CHAPTER 1
APARTNESS
I may as well set the record straight right from the get-go that my name really is just Ronni. Not Veronica. Not Rhonda. Not Rona. And not Ronnie with an ‘e’. It’s not hidden inside any other name. After my two older sisters, my father had wanted a boy very badly. Ronni was the name he had chosen for that boy, and when I was born, the name Ronni remained. I liked it. I felt interesting. But it confused people too. Growing up, I always had the sense that my name challenged people somehow, because a girl was standing in front of them, not a boy. In my early business life, people often sounded a little taken aback when I was the voice behind the name Ronni Kahn. They were expecting to find the expertise of a respectable man whose full name, perhaps, was Ronald. (Or an Indian prince called Raj Khan!)
Despite me being an unexpected third daughter, my parents adored me, as did my sisters, Pamela and Margie. Being ten years younger than Pam and five years younger than Margie, I was the spoilt baby of the household and, I like to think, my father’s favourite. (Sorry, sisters!) Even then, I had a sense that I had him wrapped around my little finger. Maybe because I was the baby, he spoiled me more than he did my sisters. He’d often get in trouble from my mother for indulging me with chocolate bars and other treats. He used to lovingly call me his feigele, which means ‘little bird’ in Yiddish. My parents had grown up in small villages in South Africa that spoke English and Afrikaans, the two official languages of the South Africa of my childhood. But their parents were European immigrants who spoke to them in Yiddish, so we grew up speaking English, with Yiddish words smattered throughout. We all learnt Afrikaans at school, because it was compulsory, but I never connected with that language.
I don’t know whether there is any correlation with my boyish name, but I was instantly a tomboy. Maybe I wanted to play this out for my dad in some way, to try to live up to my idea of the name. He certainly went all out to provide me with the stereotypical boy things of the time. He would build go-carts out of soapboxes for me and the neighbourhood boys. This was not what the other little girls on our street were doing. I had so many smashes and crashes. I broke my arm and scraped myself continually, climbing trees with the boys. I’d pee standing up in the hydrangea bushes, because that’s what the boys were doing. The tomboy thing really worked for me; I had so much fun.

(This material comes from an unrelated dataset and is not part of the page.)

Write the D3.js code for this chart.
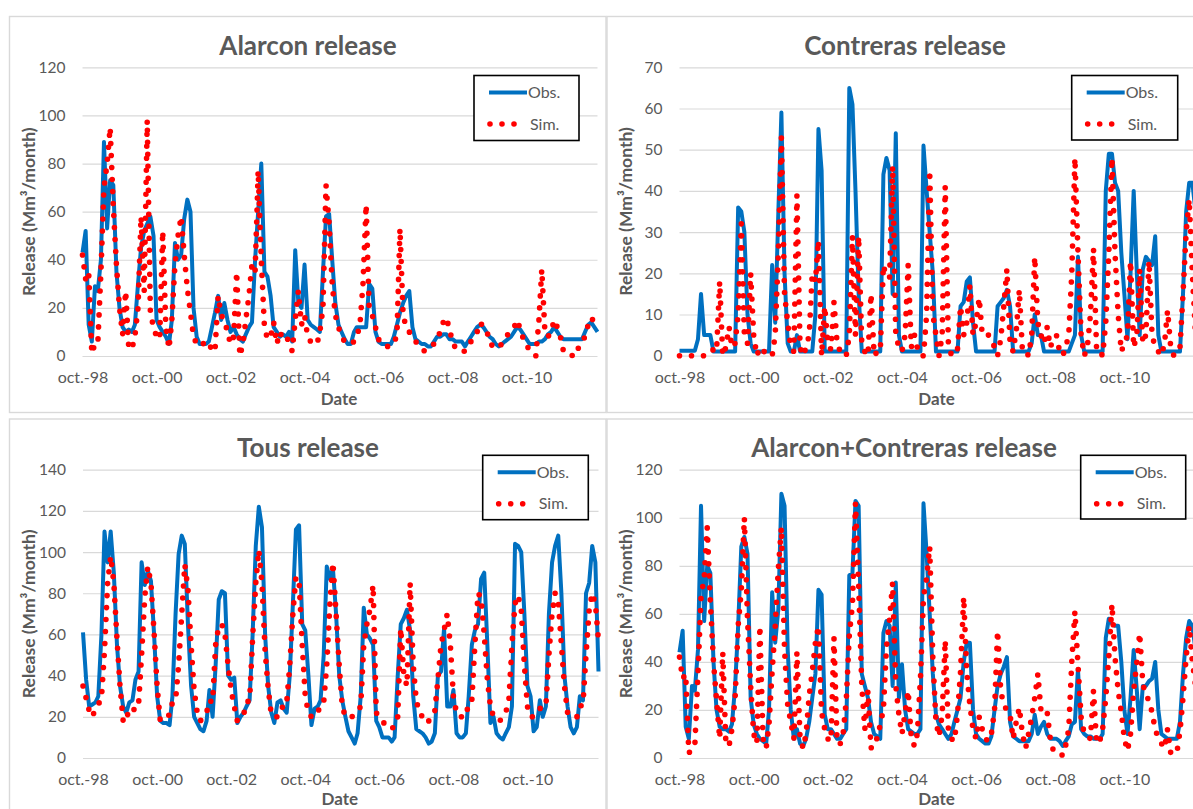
<!DOCTYPE html>
<html>
<head>
<meta charset="utf-8">
<script src="https://cdn.jsdelivr.net/npm/d3@7"></script>
<style>
  html, body { margin: 0; padding: 0; background: #ffffff; }
  svg { display: block; font-family: Lato, "Open Sans", sans-serif; }
</style>
</head>
<body>
<svg id="chart" width="1193" height="809"></svg>
<script>
// Monthly reservoir releases (Mm³/month), Oct 1998 – Sep 2012: observed vs simulated.
const startMonth = new Date(1998, 9, 1);
const monthCount = 168;

const xTickYears = [1998, 2000, 2002, 2004, 2006, 2008, 2010];
const xTickLabels = ["oct.-98", "oct.-00", "oct.-02", "oct.-04", "oct.-06", "oct.-08", "oct.-10"];

const seriesNames = ["Obs.", "Sim."];

const alarconObs = [
  43,52,13,6,29,27,40,89,53,73,71,35,
  20,12,10,11,10,13,30,45,52,55,58,50,
  15,12,10,8,5,15,47,40,42,57,65,60,
  20,8,5,5,5,6,12,18,25,15,22,15,
  10,12,9,7,6,9,12,14,40,60,80,35,
  33,25,12,10,8,9,8,10,6,44,22,20,
  38,15,13,12,11,10,35,58,59,40,22,13,
  10,7,5,5,10,12,12,12,12,30,28,10,
  6,5,5,5,5,8,13,18,22,25,27,12,
  7,6,5,5,4,4,6,8,8,9,9,7,
  7,6,6,6,4,6,8,10,12,13,12,10,
  8,7,5,4,5,6,7,8,10,12,11,9,
  7,5,5,5,6,6,7,9,10,12,10,8,
  7,7,7,7,7,7,7,10,13,14,12,10
];
const alarconSim = [
  42,32,35,1,5,5,35,70,80,95,62,38,
  20,9,27,3,3,8,20,58,27,98,18,12,
  8,7,52,12,3,15,38,50,58,42,28,18,
  8,5,4,5,6,6,2,2,25,17,15,10,
  5,8,35,0,5,15,25,38,35,77,40,12,
  7,8,14,5,10,7,8,6,2,15,27,13,
  17,8,6,5,5,10,20,71,55,30,17,12,
  8,6,5,5,6,8,13,30,63,20,17,12,
  7,5,4,4,4,6,8,53,17,12,10,8,
  6,5,3,2,3,4,5,7,10,14,16,11,
  6,3,2,2,2,4,6,8,10,14,12,11,
  6,4,3,4,5,7,9,10,12,15,11,7,
  4,3,1,0,15,36,10,8,10,15,12,8,
  2,2,1,0,0,4,6,8,13,16,14,11
];

const contrerasObs = [
  1.2,1.2,1.2,1.2,1.2,1.2,4,15,5,5,5,1,
  1,1,1,1,1,1,1,36,35,30,10,3,
  1,1,1,1,1,1,22,8,35,59,20,3,
  1,1,5,1,1,1,1,1,10,55,45,1,
  1,1,1,1,1,1,1,65,61,40,15,1,
  1,1,1,1,1,1,44,48,45,15,54,5,
  1,1,1,1,1,1,1,51,40,30,20,1,
  1,1,1,1,1,1,1,12,13,18,19,8,
  1,1,1,1,1,1,1,12,13,14,16,12,
  1,1,1,1,1,1,3,10,5,5,1,1,
  1,1,1,1,1,1,1,3,5,24,5,1,
  1,1,1,1,1,1,40,49,49,42,40,25,
  15,4,20,40,20,5,21,24,23,22,29,5,
  1,1,1,1,1,1,1,15,35,42,42,35
];
const contrerasSim = [
  0,0,0,0,0,0,0,0,0,0,1,1.5,
  1,18,0,2,7,2,3,10,32,5,3,20,
  5,0,2,1,1,1,0,5,25,53,15,8,
  2,1,39,2,0,2,5,20,18,28,0,12,
  3,1.5,13,3,1,1,0,5,29,5,29,3,
  1,0,15,0,1,1,22,19,19,46,5,2,
  1,5,22,2,5,2,0,0,10,45,10,5,
  0,5,41,3,0,1,1.5,12,5,8,17,5,
  8,14,5,5,5,4,2,0,4,12,21,3,
  1,6,16,1,1,0,5,24,8,5,3,7,
  2,4,5,1,0,2,5,20,48,25,5,0,
  2,10,26,1,1,0,8,25,48,25,10,1,
  3,5,23,2,5,21,3,5,23,5,2,1,
  0,3,11,2,0,1,2,15,30,38,20,5
];

const tousObs = [
  61,38,25,26,27,30,60,110,95,110,90,55,
  35,25,22,27,28,38,42,95,84,91,86,60,
  30,18,17,17,16,30,70,99,108,104,65,35,
  20,17,14,13,18,33,20,45,77,81,80,40,
  38,39,17,20,22,25,28,60,103,122,112,60,
  35,22,17,27,28,24,22,40,75,111,113,65,
  62,40,16,24,25,28,50,93,87,92,70,40,
  28,20,13,10,7,12,30,73,60,58,55,18,
  15,10,10,10,8,10,40,65,68,72,62,30,
  14,13,12,10,7,8,12,40,42,63,25,25,
  33,12,10,10,12,30,55,62,65,87,90,55,
  17,20,12,10,9,12,15,25,104,103,100,70,
  35,30,13,15,28,20,25,70,95,103,108,80,
  40,25,15,12,15,30,28,80,85,103,95,42
];
const tousSim = [
  35,29,23,20,24,26,29,52,85,98,85,58,
  35,18,22,20,21,26,26,50,78,93,85,61,
  35,18,19,20,21,27,28,45,70,94,82,55,
  33,22,18,20,22,28,27,55,64,65,60,45,
  33,25,18,19,21,27,28,58,85,101,85,52,
  34,21,20,20,21,27,27,45,70,88,86,55,
  30,22,20,20,22,26,27,45,75,95,70,45,
  25,20,20,20,21,23,25,55,65,72,84,22,
  20,18,16,15,14,16,20,63,40,35,85,45,
  28,22,20,17,18,20,23,38,55,62,70,55,
  30,22,20,20,20,27,28,55,80,78,60,38,
  25,20,19,18,20,22,28,55,75,79,72,45,
  25,20,20,22,24,25,25,50,70,80,76,55,
  35,22,20,20,20,25,26,50,72,80,75,57
];

const alarconContrerasObs = [
  44,53,13,8,30,28,45,105,57,80,77,40,
  20,13,12,12,11,14,30,55,88,92,85,25,
  14,10,8,7,6,20,69,48,62,110,105,45,
  20,8,12,6,5,8,15,25,35,70,68,18,
  12,12,10,8,8,10,12,76,77,107,105,35,
  30,25,15,10,9,8,52,57,55,30,73,25,
  39,20,12,11,10,10,12,106,85,60,35,18,
  14,12,10,8,10,15,20,25,40,48,48,20,
  10,8,7,6,6,9,20,30,35,38,42,15,
  9,8,7,7,7,7,10,18,10,13,15,10,
  8,8,8,7,5,7,9,14,15,37,12,10,
  9,9,8,8,8,10,50,58,56,55,55,40,
  20,10,25,45,28,12,30,30,32,33,40,20,
  10,9,8,8,8,8,15,35,50,57,55,45
];
const alarconContrerasSim = [
  42,33,35,2,4,5,35,67,75,96,65,40,
  24,8,44,6,5,12,25,55,70,100,58,30,
  10,6,55,8,4,14,36,55,79,96,45,22,
  15,8,44,8,4,10,26,36,48,55,19,12,
  8,7,50,6,6,10,24,51,64,106,72,30,
  12,28,4,8,8,14,20,46,58,73,30,18,
  10,19,28,8,5,10,33,67,75,88,42,15,
  9,18,49,12,8,7,18,36,67,36,22,12,
  8,17,12,8,7,10,20,53,28,22,20,18,
  8,15,21,10,4,10,17,25,35,20,18,19,
  8,3,3,2,1,5,12,40,61,39,17,10,
  9,8,28,6,7,12,25,42,64,42,28,19,
  8,3,10,28,40,52,31,26,24,19,12,8,
  6,4,12,2,2,2,11,25,42,55,40,30
];

const months = d3.range(monthCount).map(i => d3.timeMonth.offset(startMonth, i));
const xTickDates = xTickYears.map(y => new Date(y, 9, 1));

const textColor = "#595959";
const gridColor = "#d9d9d9";
const obsColor = "#0070c0";
const simColor = "#ff0000";

// Layout of the four panels (frame, plot area, legend box, title anchor).
const panels = [
  { title: "Alarcon release", obs: alarconObs, sim: alarconSim, yMax: 120, yStep: 20,
    frame: [9.5, 16.5, 596.5, 396], plot: { x0: 82.5, x1: 597.5, y0: 356, y1: 67.3 },
    legend: [474, 75.5, 105, 65], titleX: 308, dateY: 405 },
  { title: "Contreras release", obs: contrerasObs, sim: contrerasSim, yMax: 70, yStep: 10,
    frame: [607, 16.5, 700, 396], plot: { x0: 679.5, x1: 1195.5, y0: 355.7, y1: 67.3 },
    legend: [1071.7, 75.5, 106, 64.5], titleX: 905, dateY: 405 },
  { title: "Tous release", obs: tousObs, sim: tousSim, yMax: 140, yStep: 20,
    frame: [9.5, 419, 596.5, 400], plot: { x0: 83, x1: 598.5, y0: 758, y1: 469.7 },
    legend: [482.7, 455.3, 105.6, 64.4], titleX: 308, dateY: 805 },
  { title: "Alarcon+Contreras release", obs: alarconContrerasObs, sim: alarconContrerasSim, yMax: 120, yStep: 20,
    frame: [607, 419, 700, 400], plot: { x0: 679.5, x1: 1195.5, y0: 758, y1: 469.7 },
    legend: [1080.7, 455.3, 105, 63.7], titleX: 904, dateY: 805 }
];

const svg = d3.select("#chart");

panels.forEach(p => {
  const g = svg.append("g");
  const [fx, fy, fw, fh] = p.frame;

  g.append("rect")
    .attr("x", fx).attr("y", fy).attr("width", fw).attr("height", fh)
    .attr("fill", "#ffffff").attr("stroke", gridColor).attr("stroke-width", 1.4);

  const x = d3.scaleTime().domain([months[0], months[monthCount - 1]]).range([p.plot.x0, p.plot.x1]);
  const y = d3.scaleLinear().domain([0, p.yMax]).range([p.plot.y0, p.plot.y1]);

  // horizontal gridlines + value labels
  const yAxis = g.append("g")
    .attr("transform", `translate(${p.plot.x0},0)`)
    .call(d3.axisLeft(y)
      .tickValues(d3.range(0, p.yMax + 0.001, p.yStep))
      .tickSize(-(p.plot.x1 - p.plot.x0))
      .tickPadding(17)
      .tickFormat(d3.format("d")));
  yAxis.select(".domain").remove();
  yAxis.selectAll("line").attr("stroke", gridColor).attr("stroke-width", 1.2);
  yAxis.selectAll("text").attr("fill", textColor).attr("font-size", 15.5)
    .attr("font-family", "Lato, sans-serif");

  // date labels
  const xAxis = g.append("g")
    .attr("transform", `translate(0,${p.plot.y0})`)
    .call(d3.axisBottom(x)
      .tickValues(xTickDates)
      .tickSize(0)
      .tickPadding(15.5)
      .tickFormat((d, i) => xTickLabels[i]));
  xAxis.select(".domain").remove();
  xAxis.selectAll("text").attr("fill", textColor).attr("font-size", 16)
    .attr("font-family", "Lato, sans-serif");

  const line = d3.line()
    .x((d, i) => x(months[i]))
    .y(d => y(d))
    .curve(d3.curveLinear);

  g.append("path")
    .datum(p.obs)
    .attr("d", line)
    .attr("fill", "none")
    .attr("stroke", obsColor)
    .attr("stroke-width", 4)
    .attr("stroke-linejoin", "round");

  g.append("path")
    .datum(p.sim)
    .attr("d", line)
    .attr("fill", "none")
    .attr("stroke", simColor)
    .attr("stroke-width", 5.6)
    .attr("stroke-linecap", "round")
    .attr("stroke-linejoin", "round")
    .attr("stroke-dasharray", "0 12");

  // chart title
  g.append("text")
    .attr("x", p.titleX)
    .attr("y", p.plot.y1 - 12.3)
    .attr("text-anchor", "middle")
    .attr("font-size", 26).attr("font-weight", 700)
    .attr("fill", textColor)
    .text(p.title);

  // axis titles
  g.append("text")
    .attr("transform", `translate(${fx + 19},${(p.plot.y0 + p.plot.y1) / 2}) rotate(-90)`)
    .attr("text-anchor", "middle")
    .attr("dy", "0.35em")
    .attr("font-size", 17.5).attr("font-weight", 700)
    .attr("fill", textColor)
    .text("Release (Mm³/month)");

  g.append("text")
    .attr("x", (p.plot.x0 + p.plot.x1) / 2 - 1)
    .attr("y", p.dateY)
    .attr("text-anchor", "middle")
    .attr("font-size", 17).attr("font-weight", 700)
    .attr("fill", textColor)
    .text("Date");

  // legend
  const [lx, ly, lw, lh] = p.legend;
  const lg = g.append("g").attr("transform", `translate(${lx},${ly})`);
  lg.append("rect")
    .attr("width", lw).attr("height", lh)
    .attr("fill", "#ffffff").attr("stroke", "#000000").attr("stroke-width", 1.6);
  lg.append("line")
    .attr("x1", 15).attr("x2", 53).attr("y1", 17).attr("y2", 17)
    .attr("stroke", obsColor).attr("stroke-width", 4);
  lg.append("text")
    .attr("x", 54).attr("y", 22.5)
    .attr("font-size", 16).attr("fill", textColor)
    .text(seriesNames[0]);
  lg.append("line")
    .attr("x1", 16).attr("x2", 41).attr("y1", 48.5).attr("y2", 48.5)
    .attr("stroke", simColor).attr("stroke-width", 5.6)
    .attr("stroke-linecap", "round").attr("stroke-dasharray", "0 12");
  lg.append("text")
    .attr("x", 56).attr("y", 54)
    .attr("font-size", 16).attr("fill", textColor)
    .text(seriesNames[1]);
});
</script>
</body>
</html>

But when night-time came around, it wasn’t so much fun. I was so afraid of the darkness in my room that, even now, just thinking about it, I can feel the fear in my body. To deal with this crippling fear, my father gave me his wooden walking stick to put beside my bed. That stick really helped. If I had bad thoughts, I could always ‘touch wood’. It worked. The smooth smell of the wood, the feeling of my father’s strength; for a few seconds or minutes at least, they made everything okay. I know it’s a common thing for kids to be afraid of the dark, nothing unusual there. But I tell this story because I think there is something a little sinister in this memory. This stick was also there in case I needed to use it. It was a real weapon, one that a small child could use against a genuine threat. Outside my window, on my street, in my suburb and in my country, things were pretty ruthless. Every night, I was prepared, with my whole mind, to use that stick. This was life under apartheid in South Africa.